EXERCISE AIM: Transcribe all of the material exactly. Any picture in it should be left out.

— start of SOURCE DATA —

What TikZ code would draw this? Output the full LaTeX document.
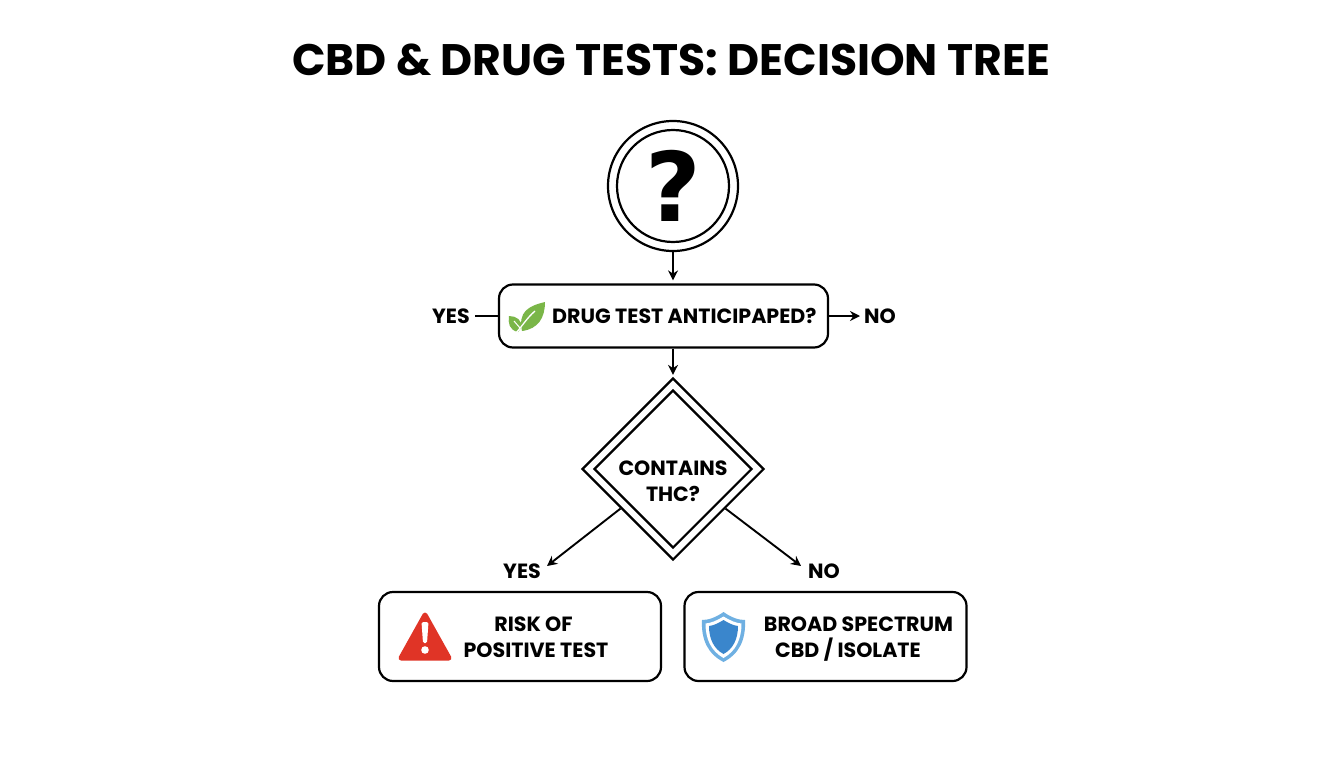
\documentclass[tikz,border=0pt]{standalone}
\usepackage{fontspec}
\setmainfont{Poppins}
\newfontfamily\markfont{DejaVu Sans}
\usetikzlibrary{arrows.meta,shapes.geometric}
\definecolor{leaf green}{HTML}{7AB648}
\definecolor{alert red}{HTML}{E03426}
\definecolor{shield blue}{HTML}{3A86CC}
\definecolor{shield light}{HTML}{6FB0E2}
\tikzset{flow edge/.style={draw=black,line width=1.9pt,-{Stealth[length=10pt,width=10pt]}}}
\tikzset{flow box/.style={draw=black,line width=2.2pt,rounded corners=14pt,fill=white,inner sep=0pt}}
\tikzset{flow text/.style={font=\bfseries\fontsize{20.6}{26}\selectfont,align=center,inner sep=0pt}}
\tikzset{ring/.style={draw=black,line width=2.2pt,circle,inner sep=0pt}}
\tikzset{rhomb/.style={draw=black,line width=2.2pt,diamond,inner sep=0pt,aspect=1}}

\begin{document}
\begin{tikzpicture}[x=1pt,y=-1pt]
\useasboundingbox (0,0) rectangle (1344,768);

\node[font=\bfseries\fontsize{44.1}{50}\selectfont,inner sep=0pt] (title) at (671,60) {CBD \& DRUG TESTS: DECISION TREE};

\node[ring,minimum size=130pt] (start) at (673,186) {};
\node[ring,minimum size=112pt,font=\markfont\bfseries\fontsize{96}{96}\selectfont] (mark) at (673,186) {?};

\node[flow box,minimum width=329pt,minimum height=63pt] (test) at (663.5,316) {};
\node[flow text,anchor=west] (testtext) at (552,316) {DRUG TEST ANTICIPAPED?};
\node[flow text,anchor=east] (testyes) at (470,316) {YES};
\node[flow text,anchor=west] (testno) at (864,316) {NO};

\node[rhomb,minimum width=182pt,minimum height=182pt] (thc) at (673,469) {};
\node[rhomb,minimum width=158pt,minimum height=158pt] (thcin) at (673,469) {};
\node[flow text] (thctext) at (673,481) {CONTAINS\\THC?};

\node[flow box,minimum width=282pt,minimum height=89pt] (risk) at (520,636.5) {};
\node[flow box,minimum width=282pt,minimum height=89pt] (safe) at (825.5,636.5) {};
\node[flow text] (risktext) at (536,637) {RISK OF\hspace*{5pt}\\POSITIVE TEST};
\node[flow text] (safetext) at (858.5,639) {BROAD SPECTRUM\\CBD / ISOLATE\hspace*{21pt}};
\node[flow text] (thcyes) at (522,571) {YES};
\node[flow text] (thcno) at (824,571) {NO};
\coordinate (yesend) at (547,566);
\coordinate (noend) at (801,566);

\draw[flow edge,shorten >=3pt] (start) -- (start |- test.north);
\draw[flow edge,shorten >=2pt] (start |- test.south) -- (thc.north);
\draw[line width=1.9pt] (testyes.east) ++(5,0) -- (test.west);
\draw[flow edge,shorten >=4pt] (test.east) -- (testno.west);
\draw[flow edge] (thc.217) -- (yesend);
\draw[flow edge] (thc.-37) -- (noend);

\fill[leaf green] (522,331) .. controls (518,312) and (528,306) .. (545,302) .. controls (545,318) and (538,329) .. (522,331) -- cycle;
\fill[leaf green] (518,332) .. controls (509,330) and (508,323) .. (509,316) .. controls (516,316) and (523,320) .. (521,328) -- cycle;
\draw[white,line width=1.3pt] (516,333) .. controls (523,325) and (527,318) .. (535,311);
\draw[white,line width=1pt] (520,328) -- (514,321);

\fill[alert red,draw=alert red,line width=5pt,line join=round] (425,615) -- (401,658) -- (449,658) -- cycle;
\fill[white,rounded corners=1.5pt] (421.5,622) -- (428.5,622) -- (427,643) -- (423,643) -- cycle;
\fill[white] (425,650) circle (3.8pt);

\fill[shield light] (723.5,612) .. controls (715,618) and (708,620) .. (702,620) .. controls (701,640) and (708,654) .. (723.5,662) .. controls (739,654) and (746,640) .. (745,620) .. controls (739,620) and (732,618) .. (723.5,612) -- cycle;
\fill[white] (723.5,616.5) .. controls (716,621) and (711,623) .. (705.5,623.5) .. controls (705.5,639) and (711,651) .. (723.5,658) .. controls (736,651) and (741.5,639) .. (741.5,623.5) .. controls (736,623) and (731,621) .. (723.5,616.5) -- cycle;
\fill[shield blue] (723.5,620) .. controls (717,624) and (713,625.5) .. (709,626) .. controls (709,639) and (714,649) .. (723.5,654) .. controls (733,649) and (738,639) .. (738,626) .. controls (734,625.5) and (730,624) .. (723.5,620) -- cycle;
\end{tikzpicture}
\end{document}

— end of SOURCE DATA —

COMPLETE RESPONSE:
What TikZ code would draw this? Output the full LaTeX document.
\documentclass[tikz,border=0pt]{standalone}
\usepackage{fontspec}
\setmainfont{Poppins}
\newfontfamily\markfont{DejaVu Sans}
\usetikzlibrary{arrows.meta,shapes.geometric}
\definecolor{leaf green}{HTML}{7AB648}
\definecolor{alert red}{HTML}{E03426}
\definecolor{shield blue}{HTML}{3A86CC}
\definecolor{shield light}{HTML}{6FB0E2}
\tikzset{flow edge/.style={draw=black,line width=1.9pt,-{Stealth[length=10pt,width=10pt]}}}
\tikzset{flow box/.style={draw=black,line width=2.2pt,rounded corners=14pt,fill=white,inner sep=0pt}}
\tikzset{flow text/.style={font=\bfseries\fontsize{20.6}{26}\selectfont,align=center,inner sep=0pt}}
\tikzset{ring/.style={draw=black,line width=2.2pt,circle,inner sep=0pt}}
\tikzset{rhomb/.style={draw=black,line width=2.2pt,diamond,inner sep=0pt,aspect=1}}

\begin{document}
\begin{tikzpicture}[x=1pt,y=-1pt]
\useasboundingbox (0,0) rectangle (1344,768);

\node[font=\bfseries\fontsize{44.1}{50}\selectfont,inner sep=0pt] (title) at (671,60) {CBD \& DRUG TESTS: DECISION TREE};

\node[ring,minimum size=130pt] (start) at (673,186) {};
\node[ring,minimum size=112pt,font=\markfont\bfseries\fontsize{96}{96}\selectfont] (mark) at (673,186) {?};

\node[flow box,minimum width=329pt,minimum height=63pt] (test) at (663.5,316) {};
\node[flow text,anchor=west] (testtext) at (552,316) {DRUG TEST ANTICIPAPED?};
\node[flow text,anchor=east] (testyes) at (470,316) {YES};
\node[flow text,anchor=west] (testno) at (864,316) {NO};

\node[rhomb,minimum width=182pt,minimum height=182pt] (thc) at (673,469) {};
\node[rhomb,minimum width=158pt,minimum height=158pt] (thcin) at (673,469) {};
\node[flow text] (thctext) at (673,481) {CONTAINS\\THC?};

\node[flow box,minimum width=282pt,minimum height=89pt] (risk) at (520,636.5) {};
\node[flow box,minimum width=282pt,minimum height=89pt] (safe) at (825.5,636.5) {};
\node[flow text] (risktext) at (536,637) {RISK OF\hspace*{5pt}\\POSITIVE TEST};
\node[flow text] (safetext) at (858.5,639) {BROAD SPECTRUM\\CBD / ISOLATE\hspace*{21pt}};
\node[flow text] (thcyes) at (522,571) {YES};
\node[flow text] (thcno) at (824,571) {NO};
\coordinate (yesend) at (547,566);
\coordinate (noend) at (801,566);

\draw[flow edge,shorten >=3pt] (start) -- (start |- test.north);
\draw[flow edge,shorten >=2pt] (start |- test.south) -- (thc.north);
\draw[line width=1.9pt] (testyes.east) ++(5,0) -- (test.west);
\draw[flow edge,shorten >=4pt] (test.east) -- (testno.west);
\draw[flow edge] (thc.217) -- (yesend);
\draw[flow edge] (thc.-37) -- (noend);

\fill[leaf green] (522,331) .. controls (518,312) and (528,306) .. (545,302) .. controls (545,318) and (538,329) .. (522,331) -- cycle;
\fill[leaf green] (518,332) .. controls (509,330) and (508,323) .. (509,316) .. controls (516,316) and (523,320) .. (521,328) -- cycle;
\draw[white,line width=1.3pt] (516,333) .. controls (523,325) and (527,318) .. (535,311);
\draw[white,line width=1pt] (520,328) -- (514,321);

\fill[alert red,draw=alert red,line width=5pt,line join=round] (425,615) -- (401,658) -- (449,658) -- cycle;
\fill[white,rounded corners=1.5pt] (421.5,622) -- (428.5,622) -- (427,643) -- (423,643) -- cycle;
\fill[white] (425,650) circle (3.8pt);

\fill[shield light] (723.5,612) .. controls (715,618) and (708,620) .. (702,620) .. controls (701,640) and (708,654) .. (723.5,662) .. controls (739,654) and (746,640) .. (745,620) .. controls (739,620) and (732,618) .. (723.5,612) -- cycle;
\fill[white] (723.5,616.5) .. controls (716,621) and (711,623) .. (705.5,623.5) .. controls (705.5,639) and (711,651) .. (723.5,658) .. controls (736,651) and (741.5,639) .. (741.5,623.5) .. controls (736,623) and (731,621) .. (723.5,616.5) -- cycle;
\fill[shield blue] (723.5,620) .. controls (717,624) and (713,625.5) .. (709,626) .. controls (709,639) and (714,649) .. (723.5,654) .. controls (733,649) and (738,639) .. (738,626) .. controls (734,625.5) and (730,624) .. (723.5,620) -- cycle;
\end{tikzpicture}
\end{document}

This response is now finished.